Start of Material for this task

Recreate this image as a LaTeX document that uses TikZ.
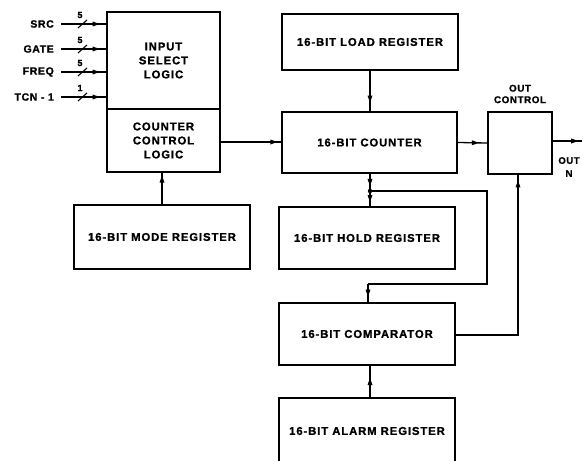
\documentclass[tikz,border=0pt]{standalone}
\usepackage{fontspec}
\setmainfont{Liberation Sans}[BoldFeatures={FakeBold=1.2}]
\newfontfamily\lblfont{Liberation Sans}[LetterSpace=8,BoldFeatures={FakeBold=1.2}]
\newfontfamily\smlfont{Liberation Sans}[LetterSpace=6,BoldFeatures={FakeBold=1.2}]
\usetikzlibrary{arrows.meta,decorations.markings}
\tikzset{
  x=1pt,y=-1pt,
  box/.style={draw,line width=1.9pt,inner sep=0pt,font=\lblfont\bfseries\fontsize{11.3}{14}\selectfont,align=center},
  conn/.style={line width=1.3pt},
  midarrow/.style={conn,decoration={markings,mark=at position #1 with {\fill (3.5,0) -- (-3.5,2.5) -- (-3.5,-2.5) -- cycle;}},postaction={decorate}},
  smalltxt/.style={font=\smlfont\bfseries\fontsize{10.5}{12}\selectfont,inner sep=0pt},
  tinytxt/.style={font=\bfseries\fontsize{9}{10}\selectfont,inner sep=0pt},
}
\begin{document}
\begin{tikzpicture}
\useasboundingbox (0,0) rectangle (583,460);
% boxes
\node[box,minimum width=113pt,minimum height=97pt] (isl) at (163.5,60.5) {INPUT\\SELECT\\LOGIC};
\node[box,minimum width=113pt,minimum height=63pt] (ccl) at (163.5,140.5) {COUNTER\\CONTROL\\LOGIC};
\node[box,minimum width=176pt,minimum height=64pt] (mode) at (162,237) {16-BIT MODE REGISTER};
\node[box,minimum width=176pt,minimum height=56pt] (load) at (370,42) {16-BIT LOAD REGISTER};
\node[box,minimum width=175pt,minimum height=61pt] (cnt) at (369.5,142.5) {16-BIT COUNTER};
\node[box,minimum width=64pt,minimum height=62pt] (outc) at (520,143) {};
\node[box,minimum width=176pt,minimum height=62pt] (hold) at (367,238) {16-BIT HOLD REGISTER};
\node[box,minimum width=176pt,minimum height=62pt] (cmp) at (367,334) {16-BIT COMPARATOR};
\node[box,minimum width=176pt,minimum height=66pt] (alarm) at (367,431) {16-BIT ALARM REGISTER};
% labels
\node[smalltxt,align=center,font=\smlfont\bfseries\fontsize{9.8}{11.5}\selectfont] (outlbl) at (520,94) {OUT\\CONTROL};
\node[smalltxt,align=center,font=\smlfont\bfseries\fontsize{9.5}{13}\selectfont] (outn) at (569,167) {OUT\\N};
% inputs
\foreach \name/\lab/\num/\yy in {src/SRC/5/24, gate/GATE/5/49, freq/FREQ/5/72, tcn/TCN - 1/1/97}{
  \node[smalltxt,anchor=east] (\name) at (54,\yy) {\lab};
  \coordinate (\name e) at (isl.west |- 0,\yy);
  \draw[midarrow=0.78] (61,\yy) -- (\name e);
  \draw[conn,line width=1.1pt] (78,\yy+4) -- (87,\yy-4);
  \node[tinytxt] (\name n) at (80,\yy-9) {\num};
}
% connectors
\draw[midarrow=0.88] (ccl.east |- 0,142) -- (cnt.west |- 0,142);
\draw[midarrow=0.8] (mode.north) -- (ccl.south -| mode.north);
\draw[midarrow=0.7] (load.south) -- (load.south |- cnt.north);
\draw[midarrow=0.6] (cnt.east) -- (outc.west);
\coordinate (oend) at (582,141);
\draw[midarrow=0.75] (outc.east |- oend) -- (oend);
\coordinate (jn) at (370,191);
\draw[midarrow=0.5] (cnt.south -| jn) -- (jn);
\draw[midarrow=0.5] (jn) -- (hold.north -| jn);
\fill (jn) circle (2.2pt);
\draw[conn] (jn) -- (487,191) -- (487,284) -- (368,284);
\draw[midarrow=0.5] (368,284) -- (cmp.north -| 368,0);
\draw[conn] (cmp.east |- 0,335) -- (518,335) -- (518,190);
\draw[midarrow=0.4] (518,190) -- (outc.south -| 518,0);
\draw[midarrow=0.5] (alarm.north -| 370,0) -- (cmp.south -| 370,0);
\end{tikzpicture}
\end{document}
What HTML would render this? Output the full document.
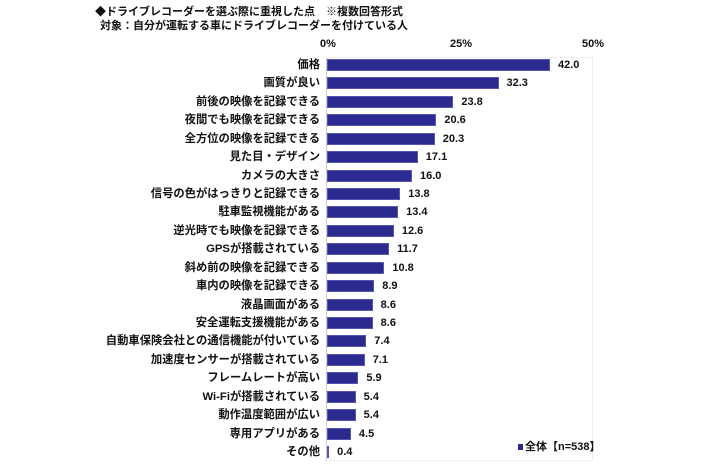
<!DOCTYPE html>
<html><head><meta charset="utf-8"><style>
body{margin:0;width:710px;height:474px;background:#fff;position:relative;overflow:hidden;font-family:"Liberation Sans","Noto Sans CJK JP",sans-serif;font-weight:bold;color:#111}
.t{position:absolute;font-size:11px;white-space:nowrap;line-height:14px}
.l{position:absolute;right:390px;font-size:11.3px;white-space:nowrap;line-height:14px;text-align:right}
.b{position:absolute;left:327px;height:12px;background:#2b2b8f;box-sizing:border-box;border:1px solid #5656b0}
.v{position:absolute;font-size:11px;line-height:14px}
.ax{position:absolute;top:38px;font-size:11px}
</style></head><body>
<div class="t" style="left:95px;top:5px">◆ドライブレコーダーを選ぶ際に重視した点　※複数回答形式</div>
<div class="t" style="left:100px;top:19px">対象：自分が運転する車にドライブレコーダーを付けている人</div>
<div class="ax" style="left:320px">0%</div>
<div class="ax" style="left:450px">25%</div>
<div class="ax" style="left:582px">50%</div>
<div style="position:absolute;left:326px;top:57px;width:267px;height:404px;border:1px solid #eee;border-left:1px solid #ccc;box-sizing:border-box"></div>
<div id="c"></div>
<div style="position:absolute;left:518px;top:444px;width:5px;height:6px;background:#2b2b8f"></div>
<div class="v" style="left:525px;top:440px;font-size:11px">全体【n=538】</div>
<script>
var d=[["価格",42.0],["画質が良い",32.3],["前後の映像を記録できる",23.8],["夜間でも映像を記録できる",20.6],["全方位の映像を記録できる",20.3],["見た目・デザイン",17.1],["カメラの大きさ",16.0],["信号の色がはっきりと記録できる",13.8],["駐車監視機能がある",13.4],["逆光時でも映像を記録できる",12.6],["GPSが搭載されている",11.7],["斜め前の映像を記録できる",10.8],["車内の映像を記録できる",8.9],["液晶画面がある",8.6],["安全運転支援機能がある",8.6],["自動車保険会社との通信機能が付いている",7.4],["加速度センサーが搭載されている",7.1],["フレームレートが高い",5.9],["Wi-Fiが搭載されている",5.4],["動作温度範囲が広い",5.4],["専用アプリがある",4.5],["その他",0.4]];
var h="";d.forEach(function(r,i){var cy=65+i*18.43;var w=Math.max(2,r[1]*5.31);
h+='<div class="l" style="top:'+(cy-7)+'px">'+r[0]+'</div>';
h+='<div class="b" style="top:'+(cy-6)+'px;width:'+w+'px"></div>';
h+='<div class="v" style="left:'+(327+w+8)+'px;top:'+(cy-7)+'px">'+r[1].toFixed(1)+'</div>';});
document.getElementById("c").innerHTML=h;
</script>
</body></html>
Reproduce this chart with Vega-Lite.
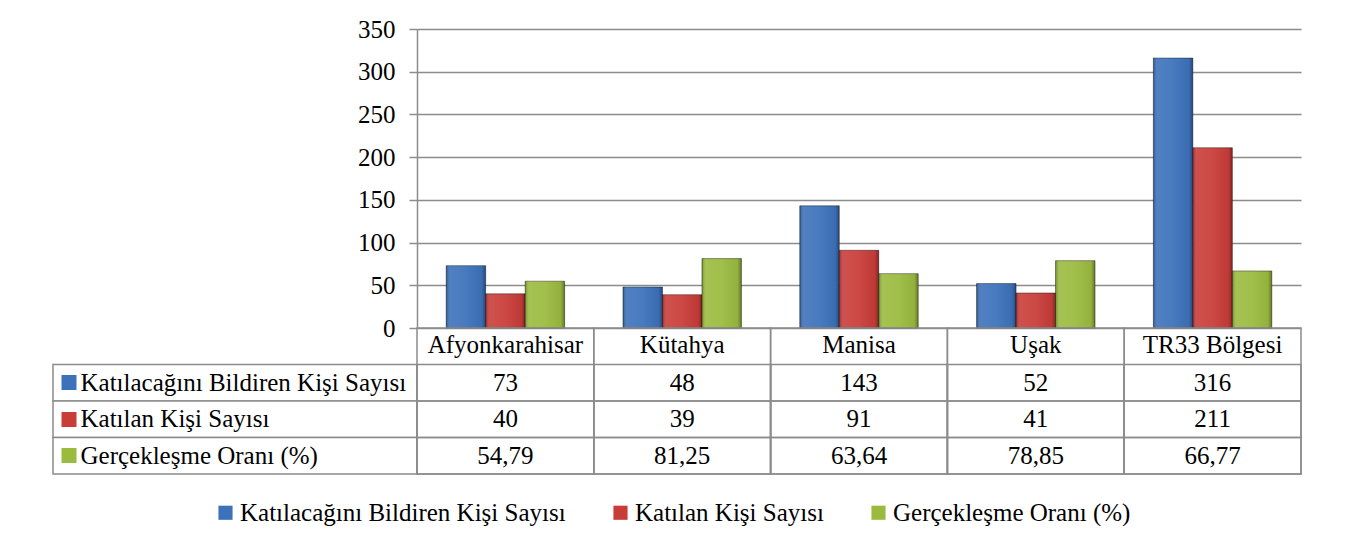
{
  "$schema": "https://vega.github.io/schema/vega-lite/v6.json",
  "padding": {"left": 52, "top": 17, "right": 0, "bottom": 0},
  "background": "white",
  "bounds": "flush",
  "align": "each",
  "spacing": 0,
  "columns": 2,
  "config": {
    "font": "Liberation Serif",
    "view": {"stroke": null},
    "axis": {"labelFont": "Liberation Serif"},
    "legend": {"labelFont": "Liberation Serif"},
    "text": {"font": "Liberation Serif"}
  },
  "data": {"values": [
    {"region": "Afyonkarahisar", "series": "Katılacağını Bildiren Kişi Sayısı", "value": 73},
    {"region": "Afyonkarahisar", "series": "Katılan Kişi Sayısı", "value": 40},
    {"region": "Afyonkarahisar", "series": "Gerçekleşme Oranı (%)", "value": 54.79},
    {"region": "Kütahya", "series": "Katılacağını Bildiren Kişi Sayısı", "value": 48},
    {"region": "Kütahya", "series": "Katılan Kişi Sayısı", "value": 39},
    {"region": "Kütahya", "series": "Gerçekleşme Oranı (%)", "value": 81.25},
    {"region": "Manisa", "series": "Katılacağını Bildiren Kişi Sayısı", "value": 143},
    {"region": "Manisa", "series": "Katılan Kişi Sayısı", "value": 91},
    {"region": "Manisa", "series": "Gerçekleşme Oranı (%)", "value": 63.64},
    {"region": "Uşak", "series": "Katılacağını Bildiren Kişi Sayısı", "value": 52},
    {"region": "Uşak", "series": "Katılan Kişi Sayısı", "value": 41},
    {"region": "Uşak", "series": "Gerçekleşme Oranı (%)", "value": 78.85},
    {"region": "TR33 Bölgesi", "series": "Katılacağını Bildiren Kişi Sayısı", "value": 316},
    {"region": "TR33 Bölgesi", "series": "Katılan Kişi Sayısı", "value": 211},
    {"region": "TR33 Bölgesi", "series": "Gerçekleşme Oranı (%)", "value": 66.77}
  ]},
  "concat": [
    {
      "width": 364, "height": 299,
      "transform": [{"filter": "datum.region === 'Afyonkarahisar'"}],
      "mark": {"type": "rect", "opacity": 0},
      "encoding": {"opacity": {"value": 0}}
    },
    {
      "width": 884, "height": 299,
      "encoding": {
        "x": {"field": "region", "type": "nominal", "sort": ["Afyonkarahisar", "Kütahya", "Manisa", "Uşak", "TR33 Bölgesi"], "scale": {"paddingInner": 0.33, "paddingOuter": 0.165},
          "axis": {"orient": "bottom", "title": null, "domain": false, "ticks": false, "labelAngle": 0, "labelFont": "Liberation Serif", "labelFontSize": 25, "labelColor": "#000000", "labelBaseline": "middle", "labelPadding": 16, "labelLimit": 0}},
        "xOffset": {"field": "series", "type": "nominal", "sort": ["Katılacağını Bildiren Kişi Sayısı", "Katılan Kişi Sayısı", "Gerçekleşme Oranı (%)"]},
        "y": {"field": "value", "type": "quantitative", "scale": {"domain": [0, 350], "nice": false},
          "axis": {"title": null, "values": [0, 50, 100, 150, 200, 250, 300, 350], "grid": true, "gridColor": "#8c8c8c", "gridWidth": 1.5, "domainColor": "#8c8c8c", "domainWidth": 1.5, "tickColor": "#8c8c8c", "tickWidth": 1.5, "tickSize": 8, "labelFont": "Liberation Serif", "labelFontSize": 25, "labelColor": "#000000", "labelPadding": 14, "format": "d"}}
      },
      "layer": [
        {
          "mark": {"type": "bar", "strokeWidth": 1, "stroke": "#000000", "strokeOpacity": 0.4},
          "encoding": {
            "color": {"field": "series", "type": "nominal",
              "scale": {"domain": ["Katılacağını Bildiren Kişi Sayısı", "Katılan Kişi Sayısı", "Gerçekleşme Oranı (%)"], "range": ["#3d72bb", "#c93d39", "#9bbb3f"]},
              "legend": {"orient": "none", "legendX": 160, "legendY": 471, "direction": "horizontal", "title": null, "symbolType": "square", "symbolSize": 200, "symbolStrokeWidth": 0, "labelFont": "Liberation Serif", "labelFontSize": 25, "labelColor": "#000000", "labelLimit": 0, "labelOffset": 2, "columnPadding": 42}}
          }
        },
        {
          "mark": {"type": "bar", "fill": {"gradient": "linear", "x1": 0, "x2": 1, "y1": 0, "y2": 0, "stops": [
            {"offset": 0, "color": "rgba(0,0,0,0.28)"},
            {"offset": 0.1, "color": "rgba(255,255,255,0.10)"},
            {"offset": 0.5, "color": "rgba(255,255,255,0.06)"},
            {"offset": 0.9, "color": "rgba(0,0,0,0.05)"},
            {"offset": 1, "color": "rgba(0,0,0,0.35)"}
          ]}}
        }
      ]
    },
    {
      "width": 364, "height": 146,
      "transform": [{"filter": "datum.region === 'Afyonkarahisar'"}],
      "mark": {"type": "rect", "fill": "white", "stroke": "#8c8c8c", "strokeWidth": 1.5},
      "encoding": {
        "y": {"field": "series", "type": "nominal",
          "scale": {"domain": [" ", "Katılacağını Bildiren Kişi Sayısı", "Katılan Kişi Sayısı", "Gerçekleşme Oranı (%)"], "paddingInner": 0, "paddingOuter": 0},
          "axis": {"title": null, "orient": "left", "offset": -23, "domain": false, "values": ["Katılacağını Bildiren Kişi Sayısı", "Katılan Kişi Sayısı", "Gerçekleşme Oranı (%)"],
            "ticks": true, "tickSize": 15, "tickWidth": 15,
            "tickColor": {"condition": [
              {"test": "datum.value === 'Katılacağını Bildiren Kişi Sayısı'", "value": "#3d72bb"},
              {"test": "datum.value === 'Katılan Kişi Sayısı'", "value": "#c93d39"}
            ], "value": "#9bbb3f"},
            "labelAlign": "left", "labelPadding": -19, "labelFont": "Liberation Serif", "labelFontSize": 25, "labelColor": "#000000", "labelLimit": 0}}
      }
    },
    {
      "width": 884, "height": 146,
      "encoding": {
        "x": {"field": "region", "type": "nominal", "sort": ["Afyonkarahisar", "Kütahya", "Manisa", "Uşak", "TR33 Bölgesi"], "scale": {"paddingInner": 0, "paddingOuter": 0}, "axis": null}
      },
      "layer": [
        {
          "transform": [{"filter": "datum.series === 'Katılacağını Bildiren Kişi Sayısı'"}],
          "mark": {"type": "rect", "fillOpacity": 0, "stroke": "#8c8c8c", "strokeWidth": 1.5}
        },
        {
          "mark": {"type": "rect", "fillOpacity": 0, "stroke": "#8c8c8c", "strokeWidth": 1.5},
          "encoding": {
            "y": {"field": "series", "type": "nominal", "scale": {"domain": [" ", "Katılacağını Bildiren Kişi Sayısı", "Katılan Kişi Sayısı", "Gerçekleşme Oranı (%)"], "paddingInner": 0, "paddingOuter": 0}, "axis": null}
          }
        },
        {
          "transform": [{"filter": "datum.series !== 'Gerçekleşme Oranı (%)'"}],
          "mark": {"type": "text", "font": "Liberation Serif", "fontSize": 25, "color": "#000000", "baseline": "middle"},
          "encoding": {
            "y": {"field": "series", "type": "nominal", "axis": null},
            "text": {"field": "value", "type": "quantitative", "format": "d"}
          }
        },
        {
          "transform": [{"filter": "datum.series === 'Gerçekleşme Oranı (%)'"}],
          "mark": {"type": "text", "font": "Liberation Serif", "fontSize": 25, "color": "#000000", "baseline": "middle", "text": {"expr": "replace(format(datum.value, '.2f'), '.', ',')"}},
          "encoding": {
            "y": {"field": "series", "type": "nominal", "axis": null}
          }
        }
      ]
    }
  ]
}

End of Material for this task

■ **Objective**
Above are some records. Report the number of their lines that include "with", and add nothing else.

■ **Correct output**
2